During the persecution under the emperor Diocletian at the beginning of the fourth century the
number of martyrs became so great that a
separate day could not be assigned to each one, so the Church established a common feast day for all the
martyrs who had no proper celebration. In Antioch this feast was celebrated
on the Sunday after Pentecost. At the end of the fourth century, both St Ephrem and
St John Chrysostom mention the feast.
In the West too, St Maximus of Turin in the fifth century preached in honour of all the martyrs on the Sunday after Pentecost.
At first only martyrs and St John the Baptist, whose sanctity was proven, were honoured by special feast days. But then other saints were gradually added, especially the great confessors of East and West. The word “confessor” in its broadest sense, came to mean any saint who was not a martyr.
In the Eastern Church the first ones to receive public veneration as confessors after the persecutions were Saints Anthony (d 356), Hilarion (d 371) and Athanasius (d 373).
In the West the first confessors venerated as such were Saints Sylvester (d 335), Martin of Tours (d 397), Severus (d ca 409), Augustine (d 430) and Apollinaris (fifth century).

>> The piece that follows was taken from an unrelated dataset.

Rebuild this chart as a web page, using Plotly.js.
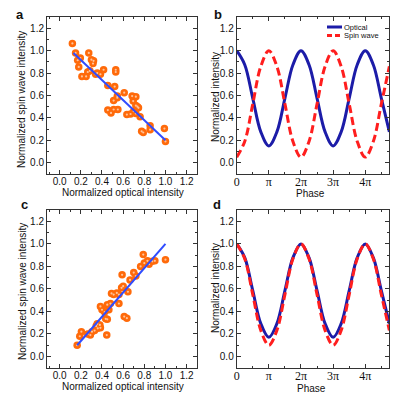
<!DOCTYPE html>
<html>
<head>
<meta charset="utf-8">
<script src="https://cdn.plot.ly/plotly-3.0.1.min.js"></script>
<style>
html, body { margin: 0; padding: 0; background: #fff; }
#chart { width: 416px; height: 398px; }
</style>
</head>
<body>
<div id="chart"></div>
<script>
// panel a: spin wave vs optical (anti-correlated)
const aOpt  = [0.12, 0.15, 0.17, 0.195, 0.18, 0.21, 0.25, 0.265, 0.285, 0.275, 0.30, 0.32, 0.315, 0.34, 0.355, 0.385,
               0.415, 0.455, 0.455, 0.485, 0.51, 0.52, 0.53, 0.53, 0.545, 0.545, 0.55, 0.51, 0.61, 0.635, 0.67, 0.685,
               0.695, 0.70, 0.72, 0.72, 0.735, 0.745, 0.72, 0.76, 0.775, 0.79, 0.855, 0.855, 0.99, 1.0];
const aSpin = [1.065, 0.98, 0.915, 0.935, 0.855, 0.77, 0.77, 0.81, 0.82, 0.98, 0.92, 0.91, 0.885, 0.79, 0.80, 0.79,
               0.83, 0.69, 0.47, 0.445, 0.475, 0.68, 0.83, 0.81, 0.595, 0.58, 0.475, 0.555, 0.625, 0.43, 0.435, 0.595,
               0.55, 0.46, 0.59, 0.51, 0.50, 0.49, 0.44, 0.41, 0.28, 0.27, 0.33, 0.295, 0.305, 0.19];
const aFitX = [0.13, 1.0];
const aFitY = [0.98, 0.20];

// panel c: spin wave vs optical (correlated)
const cOpt  = [0.165, 0.19, 0.205, 0.265, 0.29, 0.305, 0.33, 0.345, 0.36, 0.38, 0.385, 0.355, 0.385, 0.40, 0.425, 0.435,
               0.445, 0.45, 0.465, 0.48, 0.49, 0.51, 0.54, 0.56, 0.56, 0.585, 0.59, 0.60, 0.61, 0.635, 0.645, 0.665,
               0.70, 0.72, 0.765, 0.79, 0.80, 0.83, 0.845, 0.875, 0.90, 1.0, 0.45];
const cSpin = [0.10, 0.18, 0.22, 0.20, 0.19, 0.22, 0.23, 0.27, 0.25, 0.28, 0.255, 0.29, 0.445, 0.415, 0.395, 0.335,
               0.19, 0.46, 0.415, 0.47, 0.56, 0.55, 0.565, 0.55, 0.47, 0.61, 0.725, 0.625, 0.355, 0.34, 0.575, 0.68,
               0.745, 0.715, 0.80, 0.905, 0.83, 0.85, 0.82, 0.845, 0.85, 0.86, 0.33];
const cFitX = [0.165, 1.0];
const cFitY = [0.10, 1.0];

// panels b and d: intensity vs phase (phase in units of pi)
const phase = [0, 0.25, 0.5, 0.75, 1, 1.25, 1.5, 1.75, 2, 2.25, 2.5, 2.75, 3, 3.25, 3.5, 3.75, 4, 4.25, 4.5, 4.75];
const bOptical = [1.00, 0.875, 0.575, 0.275, 0.15, 0.275, 0.575, 0.875, 1.00, 0.875, 0.575, 0.275, 0.15, 0.275, 0.575, 0.875, 1.00, 0.875, 0.575, 0.275];
const bSpin    = [0.05, 0.19, 0.525, 0.86, 1.00, 0.86, 0.525, 0.19, 0.05, 0.19, 0.525, 0.86, 1.00, 0.86, 0.525, 0.19, 0.05, 0.19, 0.525, 0.86];
const dOptical = [1.00, 0.878, 0.585, 0.292, 0.17, 0.292, 0.585, 0.878, 1.00, 0.878, 0.585, 0.292, 0.17, 0.292, 0.585, 0.878, 1.00, 0.878, 0.585, 0.292];
const dSpin    = [1.00, 0.868, 0.55, 0.232, 0.10, 0.232, 0.55, 0.868, 1.00, 0.868, 0.55, 0.232, 0.10, 0.232, 0.55, 0.868, 1.00, 0.868, 0.55, 0.232];
const phaseTicks = [0, 1, 2, 3, 4];
const phaseLabels = ['0', 'π', '2π', '3π', '4π'];
const seriesNames = ['Optical', 'Spin wave'];

const sans = 'Liberation Sans Narrow, Arial Narrow, Liberation Sans, Arial, sans-serif';
const orange = '#ff6a0a';
const fitBlue = '#2f4cff';
const navy = '#1c1ca8';
const red = '#ff1e1e';
const redDash = '8px,4px';

// orange ball plus a small pale highlight on top of it
function dots(x, y, xa, ya) {
  return [
    { x: x, y: y, xaxis: xa, yaxis: ya, type: 'scatter', mode: 'markers', showlegend: false,
      marker: { size: 7.5, color: orange, line: { width: 0 } } },
    { x: x, y: y, xaxis: xa, yaxis: ya, type: 'scatter', mode: 'markers', showlegend: false,
      marker: { size: 2.2, color: 'rgba(255,205,170,0.9)', line: { width: 0 } } }
  ];
}
function fit(x, y, xa, ya) {
  return { x: x, y: y, xaxis: xa, yaxis: ya, type: 'scatter', mode: 'lines', showlegend: false,
    line: { color: fitBlue, width: 2 } };
}
function wave(y, xa, ya, name, color, dash) {
  return { x: phase, y: y, xaxis: xa, yaxis: ya, type: 'scatter', mode: 'lines', name: name, showlegend: false,
    line: { color: color, width: 3, dash: dash, shape: 'spline', smoothing: 1 } };
}

const data = [].concat(
  dots(aOpt, aSpin, 'x', 'y'), [fit(aFitX, aFitY, 'x', 'y')],
  [wave(bOptical, 'x2', 'y2', seriesNames[0], navy, 'solid'), wave(bSpin, 'x2', 'y2', seriesNames[1], red, redDash)],
  dots(cOpt, cSpin, 'x3', 'y3'), [fit(cFitX, cFitY, 'x3', 'y3')],
  [wave(dOptical, 'x4', 'y4', seriesNames[0], navy, 'solid'), wave(dSpin, 'x4', 'y4', seriesNames[1], red, redDash)]
);

const common = {
  showline: true, linecolor: '#333', linewidth: 1, mirror: 'ticks',
  ticks: 'inside', ticklen: 4, tickcolor: '#333', tickwidth: 1,
  showgrid: false, zeroline: false, fixedrange: true,
  tickfont: { family: sans, size: 10, color: '#111' }
};
function yax(dom, anchor) {
  return Object.assign({}, common, { domain: dom, anchor: anchor, range: [-0.1, 1.3], dtick: 0.2, tick0: 0,
    tickformat: '.1f', minor: { dtick: 0.1, ticks: 'inside', ticklen: 2, tickcolor: '#333' } });
}
function xnum(dom, anchor) {
  return Object.assign({}, common, { domain: dom, anchor: anchor, range: [-0.12, 1.3], dtick: 0.2, tick0: 0,
    tickformat: '.1f', ticklabelstandoff: -2,
    minor: { dtick: 0.1, ticks: 'inside', ticklen: 2, tickcolor: '#333' } });
}
function xphase(dom, anchor) {
  return Object.assign({}, common, { domain: dom, anchor: anchor, range: [0, 4.75],
    tickmode: 'array', tickvals: phaseTicks, ticktext: phaseLabels, ticklabelstandoff: -3,
    tickfont: { family: 'Liberation Serif, Times New Roman, serif', size: 12, color: '#111' },
    minor: { dtick: 0.5, ticks: 'inside', ticklen: 2, tickcolor: '#333' } });
}

const leftX = [0.113, 0.474];
const rightX = [0.569, 0.936];
const topY = [0.563, 0.957];
const botY = [0.076, 0.472];

function label(text, x, y, size, angle, bold, family, anchor) {
  return { text: bold ? '<b>' + text + '</b>' : text, xref: 'paper', yref: 'paper', x: x / 416, y: 1 - y / 398,
    xanchor: anchor || 'center', yanchor: 'middle', showarrow: false, textangle: angle || 0,
    font: { family: family || sans, size: size, color: '#111' } };
}
const boldFont = 'Liberation Sans, Arial, sans-serif';

// small key in panel b (drawn by hand: the built-in legend rows are too tall)
function keyLine(y, color, dash) {
  return { type: 'line', xref: 'paper', yref: 'paper', x0: 327 / 416, x1: 342 / 416, y0: 1 - y / 398, y1: 1 - y / 398,
    line: { color: color, width: 3, dash: dash } };
}

const layout = {
  width: 416, height: 398,
  margin: { l: 0, r: 0, t: 0, b: 0 },
  paper_bgcolor: '#fff', plot_bgcolor: '#fff',
  showlegend: false,
  xaxis: xnum(leftX, 'y'), yaxis: yax(topY, 'x'),
  xaxis2: xphase(rightX, 'y2'), yaxis2: yax(topY, 'x2'),
  xaxis3: xnum(leftX, 'y3'), yaxis3: yax(botY, 'x3'),
  xaxis4: xphase(rightX, 'y4'), yaxis4: yax(botY, 'x4'),
  shapes: [keyLine(27, navy, 'solid'), keyLine(35.5, red, '5px,3px')],
  annotations: [
    label('a', 20, 14, 13, 0, true, boldFont),
    label('b', 218, 14, 13, 0, true, boldFont),
    label('c', 24, 204, 13, 0, true, boldFont),
    label('d', 217, 204, 13, 0, true, boldFont),
    label('Normalized optical intensity', 123, 192, 10),
    label('Normalized spin wave intensity', 22, 100, 10, -90),
    label('Phase', 310, 193, 10),
    label('Normalized intensity', 215, 97, 10, -90),
    label('Normalized optical intensity', 123, 386, 10),
    label('Normalized spin wave intensity', 22, 292, 10, -90),
    label('Phase', 311, 388, 10),
    label('Normalized intensity', 215, 288, 10, -90),
    label(seriesNames[0], 342, 27, 7.5, 0, false, sans, 'left'),
    label(seriesNames[1], 342, 35.5, 7.5, 0, false, sans, 'left')
  ]
};

Plotly.newPlot('chart', data, layout, { staticPlot: true, displayModeBar: false });
</script>
</body>
</html>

Since the number of confessors grew rapidly, as early as the year 411 there was a common commemoration in the Chaldean calendar of all confessors on the Friday after Easter.
The first mention of a feast to honour all the saints on November 1 seems to have come during the pontificate of Pope Gregory III (731-741). In 732 he consecrated a chapel in the Basilica of St Peter dedicated to “all the apostles, martyrs, confessors, and all the just and perfect who are at rest throughout the whole world” and fixed the anniversary for November 1.
The feast on that date soon spread to England and Germany.
A century later Pope Gregory IV (827-844) extended the celebration on November 1 to the universal Church.
In the ninth and tenth centuries the feast was listed in Sacramentaries as the Natale omnium sanctorum, or birthday of all the saints.
The feast was so important that from the beginning it was celebrated with a vigil and, from the time of Pope Sixtus IV (1471-84), with an octave. The vigil, or liturgical celebration on the day before the feast, came to be known popularly as Hallowe’en, hallowed evening.
Both the vigil and the octave were suppressed in 1955.
So the feast has a long history, going back in its present form to the eighth century. It responds to the desire of the Church to commemorate all the saints, especially those who have no proper feast day of their own.
Today the feast of All Saints is celebrated as a Solemnity, a feast of the highest rank. It is listed as a holy day of obligation in the Code of Canon Law (cf Can 1246), but it is up to each Episcopal Conference to decide
whether it is to be a holy day in their territory.
In Australia, the feast is no longer a holy day. The feast commemorates the “great multitude which no man could number” (Rev 7:9) of saints in heaven, and is also a reminder that all the baptised are called to the fullness of love and holiness.